Exercise:
Identify the lines containing the word "LaTeX". Copy each one.

Extracted records:
+++

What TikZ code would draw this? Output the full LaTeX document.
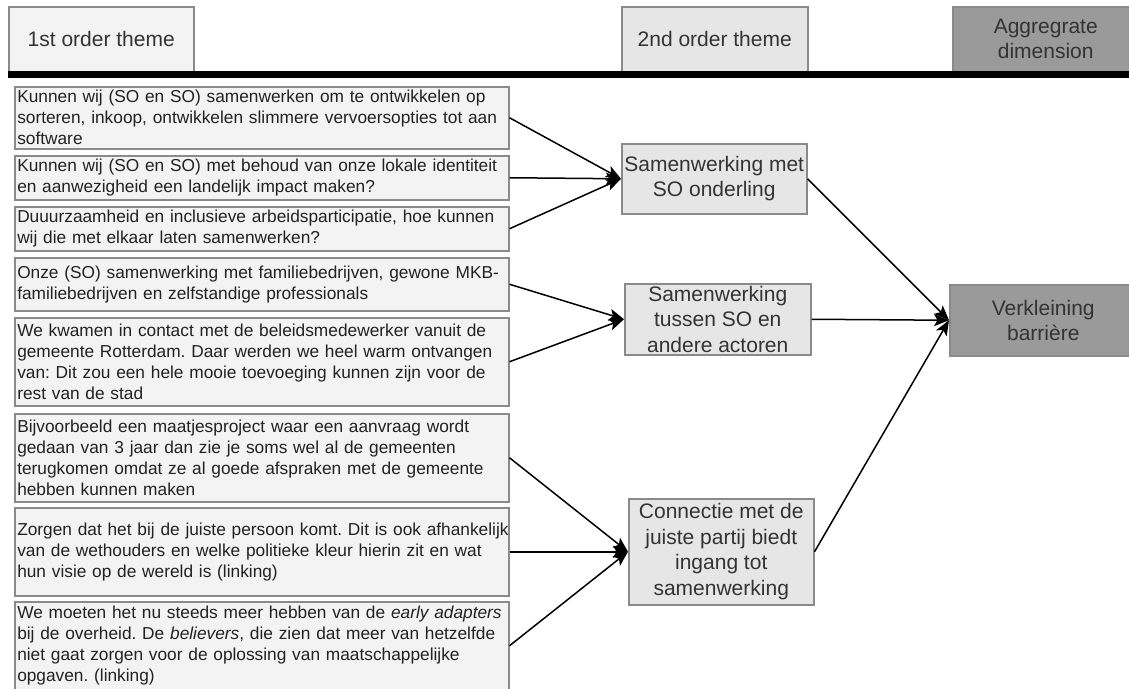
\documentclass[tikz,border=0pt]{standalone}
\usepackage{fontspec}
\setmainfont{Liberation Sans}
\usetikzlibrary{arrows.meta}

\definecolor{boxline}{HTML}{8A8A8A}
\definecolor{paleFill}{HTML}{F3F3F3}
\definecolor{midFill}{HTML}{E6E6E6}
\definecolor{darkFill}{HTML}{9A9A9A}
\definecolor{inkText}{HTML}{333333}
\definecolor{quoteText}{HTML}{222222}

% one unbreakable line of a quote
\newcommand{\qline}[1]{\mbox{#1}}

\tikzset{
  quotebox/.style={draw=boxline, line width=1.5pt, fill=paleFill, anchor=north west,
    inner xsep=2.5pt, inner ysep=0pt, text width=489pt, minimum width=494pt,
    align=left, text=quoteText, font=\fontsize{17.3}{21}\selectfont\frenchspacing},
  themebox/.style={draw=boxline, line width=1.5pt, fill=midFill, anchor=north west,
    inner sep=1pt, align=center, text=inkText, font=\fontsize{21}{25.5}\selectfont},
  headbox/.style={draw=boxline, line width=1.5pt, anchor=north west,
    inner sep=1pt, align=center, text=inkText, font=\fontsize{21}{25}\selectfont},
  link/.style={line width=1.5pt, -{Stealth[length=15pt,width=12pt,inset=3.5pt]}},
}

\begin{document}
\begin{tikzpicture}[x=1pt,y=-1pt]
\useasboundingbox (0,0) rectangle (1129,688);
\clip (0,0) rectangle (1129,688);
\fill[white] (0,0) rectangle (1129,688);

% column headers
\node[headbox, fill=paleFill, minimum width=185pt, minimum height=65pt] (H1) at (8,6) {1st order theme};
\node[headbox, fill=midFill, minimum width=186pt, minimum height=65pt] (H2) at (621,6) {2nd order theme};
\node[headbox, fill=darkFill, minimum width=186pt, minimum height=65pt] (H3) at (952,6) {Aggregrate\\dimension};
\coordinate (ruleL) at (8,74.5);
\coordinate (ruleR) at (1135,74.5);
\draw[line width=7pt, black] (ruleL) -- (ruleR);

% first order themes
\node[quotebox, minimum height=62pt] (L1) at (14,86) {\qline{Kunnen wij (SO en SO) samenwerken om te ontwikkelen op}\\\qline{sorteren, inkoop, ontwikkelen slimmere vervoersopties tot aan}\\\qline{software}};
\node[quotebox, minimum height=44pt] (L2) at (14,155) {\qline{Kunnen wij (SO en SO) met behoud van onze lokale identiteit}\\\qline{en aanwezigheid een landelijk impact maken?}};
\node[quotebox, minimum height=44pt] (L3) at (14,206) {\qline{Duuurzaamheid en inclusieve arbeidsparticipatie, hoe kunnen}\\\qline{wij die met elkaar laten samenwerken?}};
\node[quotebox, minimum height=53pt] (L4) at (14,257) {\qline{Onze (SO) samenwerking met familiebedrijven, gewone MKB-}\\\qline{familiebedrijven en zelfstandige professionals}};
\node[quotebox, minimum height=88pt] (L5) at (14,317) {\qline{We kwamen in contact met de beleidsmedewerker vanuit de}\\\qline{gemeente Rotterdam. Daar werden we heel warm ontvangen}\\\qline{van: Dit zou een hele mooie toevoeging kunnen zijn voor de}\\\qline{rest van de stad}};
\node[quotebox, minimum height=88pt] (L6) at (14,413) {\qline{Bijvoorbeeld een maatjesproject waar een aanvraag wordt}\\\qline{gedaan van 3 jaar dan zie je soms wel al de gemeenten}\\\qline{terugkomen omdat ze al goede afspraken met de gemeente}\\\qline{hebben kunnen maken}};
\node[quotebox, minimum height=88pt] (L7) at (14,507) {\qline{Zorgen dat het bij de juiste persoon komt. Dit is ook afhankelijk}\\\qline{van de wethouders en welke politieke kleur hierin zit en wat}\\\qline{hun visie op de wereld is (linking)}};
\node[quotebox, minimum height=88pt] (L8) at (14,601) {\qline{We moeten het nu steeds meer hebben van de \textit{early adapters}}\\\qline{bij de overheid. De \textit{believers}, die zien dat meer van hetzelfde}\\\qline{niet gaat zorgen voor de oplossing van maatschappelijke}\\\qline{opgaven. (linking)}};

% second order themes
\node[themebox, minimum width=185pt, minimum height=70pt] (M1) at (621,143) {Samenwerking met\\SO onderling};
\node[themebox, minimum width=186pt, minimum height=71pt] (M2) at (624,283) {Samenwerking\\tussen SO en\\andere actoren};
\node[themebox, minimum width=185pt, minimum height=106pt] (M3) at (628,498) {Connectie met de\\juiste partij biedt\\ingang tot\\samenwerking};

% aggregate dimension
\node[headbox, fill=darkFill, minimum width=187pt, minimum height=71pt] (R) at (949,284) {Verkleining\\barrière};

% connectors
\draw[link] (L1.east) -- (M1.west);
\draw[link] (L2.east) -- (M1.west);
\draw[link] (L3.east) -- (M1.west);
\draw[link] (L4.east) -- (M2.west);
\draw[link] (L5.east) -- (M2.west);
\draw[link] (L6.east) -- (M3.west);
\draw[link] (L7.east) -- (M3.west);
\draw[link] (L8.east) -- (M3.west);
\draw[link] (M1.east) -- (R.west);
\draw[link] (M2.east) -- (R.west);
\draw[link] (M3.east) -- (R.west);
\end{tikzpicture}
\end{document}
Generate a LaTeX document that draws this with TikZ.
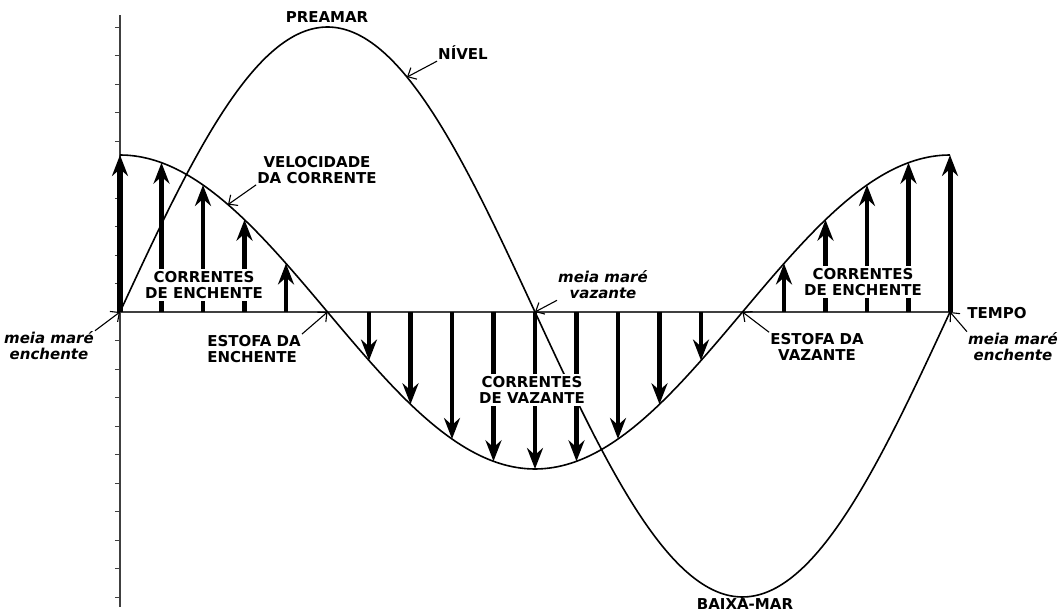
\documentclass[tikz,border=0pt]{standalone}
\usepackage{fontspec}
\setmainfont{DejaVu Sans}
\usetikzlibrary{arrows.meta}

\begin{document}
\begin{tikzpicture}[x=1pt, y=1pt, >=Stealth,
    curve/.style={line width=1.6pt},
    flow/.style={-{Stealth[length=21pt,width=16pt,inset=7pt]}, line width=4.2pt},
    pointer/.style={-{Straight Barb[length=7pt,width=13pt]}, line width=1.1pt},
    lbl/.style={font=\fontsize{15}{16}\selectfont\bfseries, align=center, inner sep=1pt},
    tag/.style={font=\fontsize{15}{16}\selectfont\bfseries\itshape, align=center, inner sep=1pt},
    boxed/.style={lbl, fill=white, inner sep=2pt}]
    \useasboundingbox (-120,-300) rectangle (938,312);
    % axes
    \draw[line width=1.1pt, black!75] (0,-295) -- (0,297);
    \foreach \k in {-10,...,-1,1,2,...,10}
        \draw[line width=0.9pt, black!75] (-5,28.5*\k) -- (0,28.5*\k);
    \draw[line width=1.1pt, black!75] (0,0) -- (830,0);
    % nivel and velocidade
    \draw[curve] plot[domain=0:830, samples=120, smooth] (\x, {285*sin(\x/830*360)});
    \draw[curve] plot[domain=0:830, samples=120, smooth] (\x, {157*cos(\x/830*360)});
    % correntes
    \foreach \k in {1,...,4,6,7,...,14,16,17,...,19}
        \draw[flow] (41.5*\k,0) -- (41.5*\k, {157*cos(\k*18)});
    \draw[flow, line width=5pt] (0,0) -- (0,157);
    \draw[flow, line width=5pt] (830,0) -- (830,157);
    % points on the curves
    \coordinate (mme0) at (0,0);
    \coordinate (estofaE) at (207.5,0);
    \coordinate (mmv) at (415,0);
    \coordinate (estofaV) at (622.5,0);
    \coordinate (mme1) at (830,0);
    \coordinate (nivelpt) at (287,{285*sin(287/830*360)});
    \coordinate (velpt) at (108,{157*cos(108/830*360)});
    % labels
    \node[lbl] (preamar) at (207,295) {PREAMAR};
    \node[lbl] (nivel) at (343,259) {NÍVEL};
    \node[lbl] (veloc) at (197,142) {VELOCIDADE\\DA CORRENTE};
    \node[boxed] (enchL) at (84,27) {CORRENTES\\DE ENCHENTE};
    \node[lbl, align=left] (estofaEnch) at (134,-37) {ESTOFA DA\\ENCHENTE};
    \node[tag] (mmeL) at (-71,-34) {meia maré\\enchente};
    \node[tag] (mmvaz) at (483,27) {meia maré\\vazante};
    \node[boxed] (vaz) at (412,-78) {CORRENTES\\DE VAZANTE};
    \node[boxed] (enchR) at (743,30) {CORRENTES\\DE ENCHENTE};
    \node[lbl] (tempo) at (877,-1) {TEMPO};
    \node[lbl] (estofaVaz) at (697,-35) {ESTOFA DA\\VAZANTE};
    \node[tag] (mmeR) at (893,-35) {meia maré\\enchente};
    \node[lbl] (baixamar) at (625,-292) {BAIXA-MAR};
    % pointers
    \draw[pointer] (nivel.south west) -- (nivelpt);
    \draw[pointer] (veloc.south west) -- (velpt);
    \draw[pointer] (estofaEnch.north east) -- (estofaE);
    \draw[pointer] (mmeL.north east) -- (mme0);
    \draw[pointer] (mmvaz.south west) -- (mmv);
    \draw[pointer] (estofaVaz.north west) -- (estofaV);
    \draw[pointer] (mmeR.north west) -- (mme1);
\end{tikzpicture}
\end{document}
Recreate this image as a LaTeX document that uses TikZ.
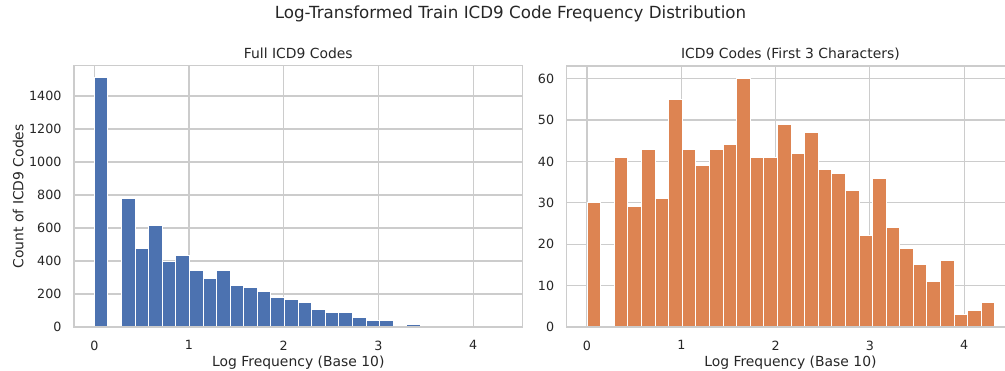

+++

Exercise solution:
What TikZ code would draw this? Output the full LaTeX document.
Generate a LaTeX document that draws this with TikZ.
Recreate this image as a LaTeX document that uses TikZ.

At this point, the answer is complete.